In her sculptures Alice Channer (*1977, Oxford, UK, lives and works in London) explores the relationship between materials, bodies, machines and industrial or technological pro-cesses. With relish, she combines her highly industrialised objects with human gestures or with natural traces such as physical or geological remains.
The exhibition Heavy Metals / Silk Cut spans across the two buildings of the Kunstmuseum and the Kunsthalle Appenzell. It features new works, including an architectural intervention, complemented by an overview of sculptures, drawings and installations from the last decade.

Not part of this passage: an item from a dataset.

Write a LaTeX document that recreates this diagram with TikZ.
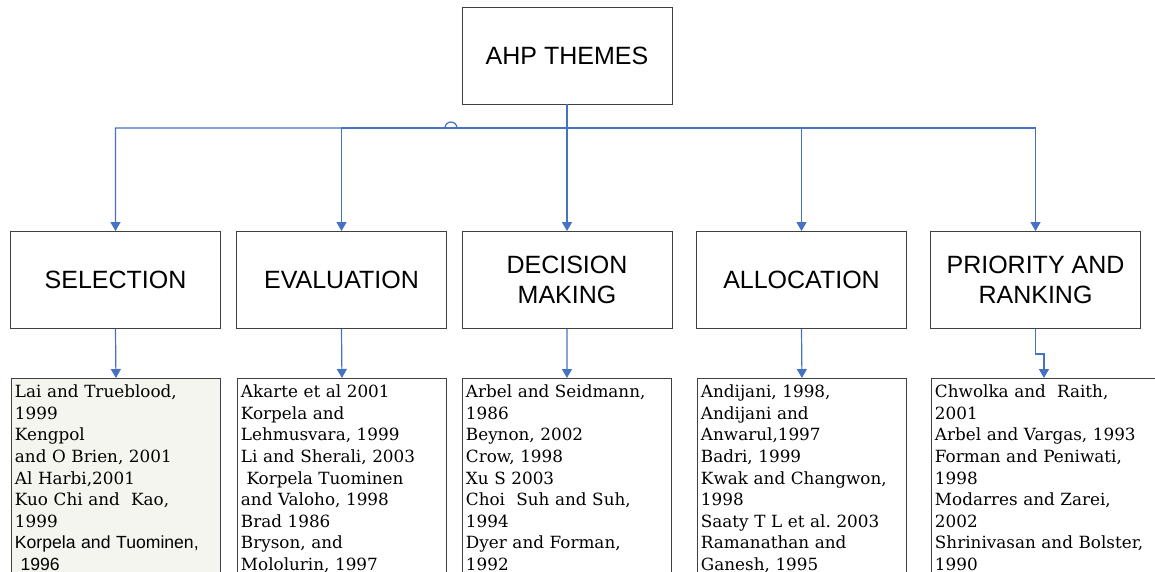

In her explorations of materials and processes, Alice Channer casts and bends metals or folds fabrics, draws with cigarette ash and manifests the hidden dimensions of the world of matter. She offers a perspective on what lies beyond the categories and assumptions that shape our perception of objects and our relationship to them. Channer’s works consist of geological and natural materials or representations of natural elements, such as shells, fingers or stones. The artist transforms these in profound, synthetic processes, often in professional manufacturing facilities that have nothing to do with the production of art, such as factories for paint coating or the chemical industry. She had, for example, the shells of spider crabs and brown crabs vacuum-metallised, allowing the authentic physicality of these objects to collide with the result of identical, rhythmic and mechanical working steps. Industrial methods of production, such as the precision engineering of CNC milling to shape aluminium into the desired form or couture techniques to fold images of geological layers in heavy crêpe de Chine, are constitutive of form. Channer relentlessly juxtaposes the organic and the artificial, the biological and the industrial, weaving the traces of production processes into the language of her sculptures. She not only confronts her artistic signature with the cold aesthetics of mechanical shaping, but also points to the fragility of the ecology with these seductive yet fragile exoskeletons.